The Dieline has some interesting photos of old Crayola crayon packaging. I think the prominent marking of them as “school crayons” is notable.
Made manifest in the number of ways we can get on and off roads that don’t slow down.
As an IE hater, I’m a fan of the globe metaphor theory.
(via Gems Sty)
While they obviously have their nontrivial problems, unplanned urban development has some characteristic that unlikely people are praising:
Prince Charles of [Wales], who founded an organization called the Foundation for the Built Environment, praised Dharavi (which he visited in 2003) for its “underlying, intuitive ‘grammar of design’ ” and “the timeless quality and resilience of vernacular settlements.” He predicted that “in a few years’ time such communities will be perceived as best equipped to face the challenges that confront us because they have built-in resilience and genuinely durable ways of living.”
I was just thinking that all webpages should have a reading view — the way Hulu or YouTube allow you to dim light — and today everyone is talking about this superb-looking bookmarklet.
It has choked on a number of sites I’ve tried it with — spitting out a sidebar, the comments, or in at least one case, the header instead — but when it works it’s pretty good.
In the most recent A List Apart, Mandy Brown says many of the things I’ve been thinking about reading on the internet over the last few months. If you’re interested in design, or the problems of reading on the internet, I’d strongly recommend it.

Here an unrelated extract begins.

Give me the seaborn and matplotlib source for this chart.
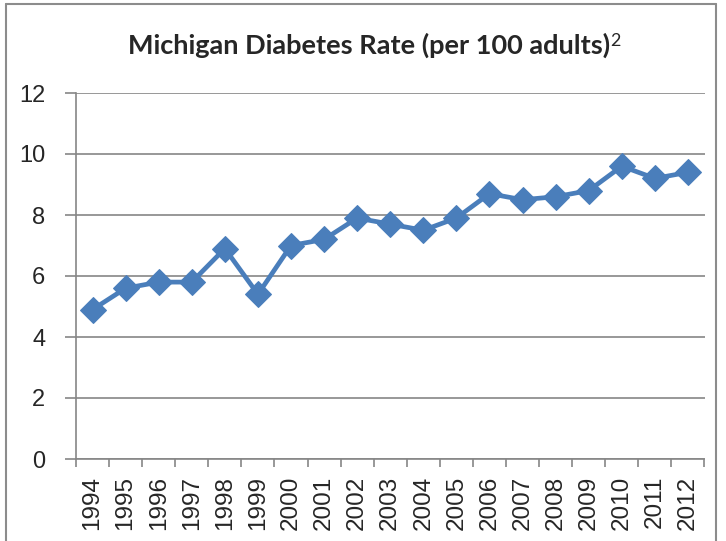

There are many dogged readers who will make this commitment whether or not the design of the page makes it easy on them, but as designers, there are a number of ways we can assist readers in the transition. Consider all of the elements that accompany an article and organize those that are most useful for gauging interest at the top. Summaries or pull quotes, as well as illustrations, allow the reader to quickly assess what the article is about. Categories and links to related content provide context. The name and affiliation of the author communicate the authority of a text. All of these elements combine to create an entryway into reading.
Until I saw this Flickr set of the Washington State Department of Transportation’s sign shop, I’d never stopped to think about where exactly those road signs come from.
Also, the Washington State Department of Transportation has a Flickr account?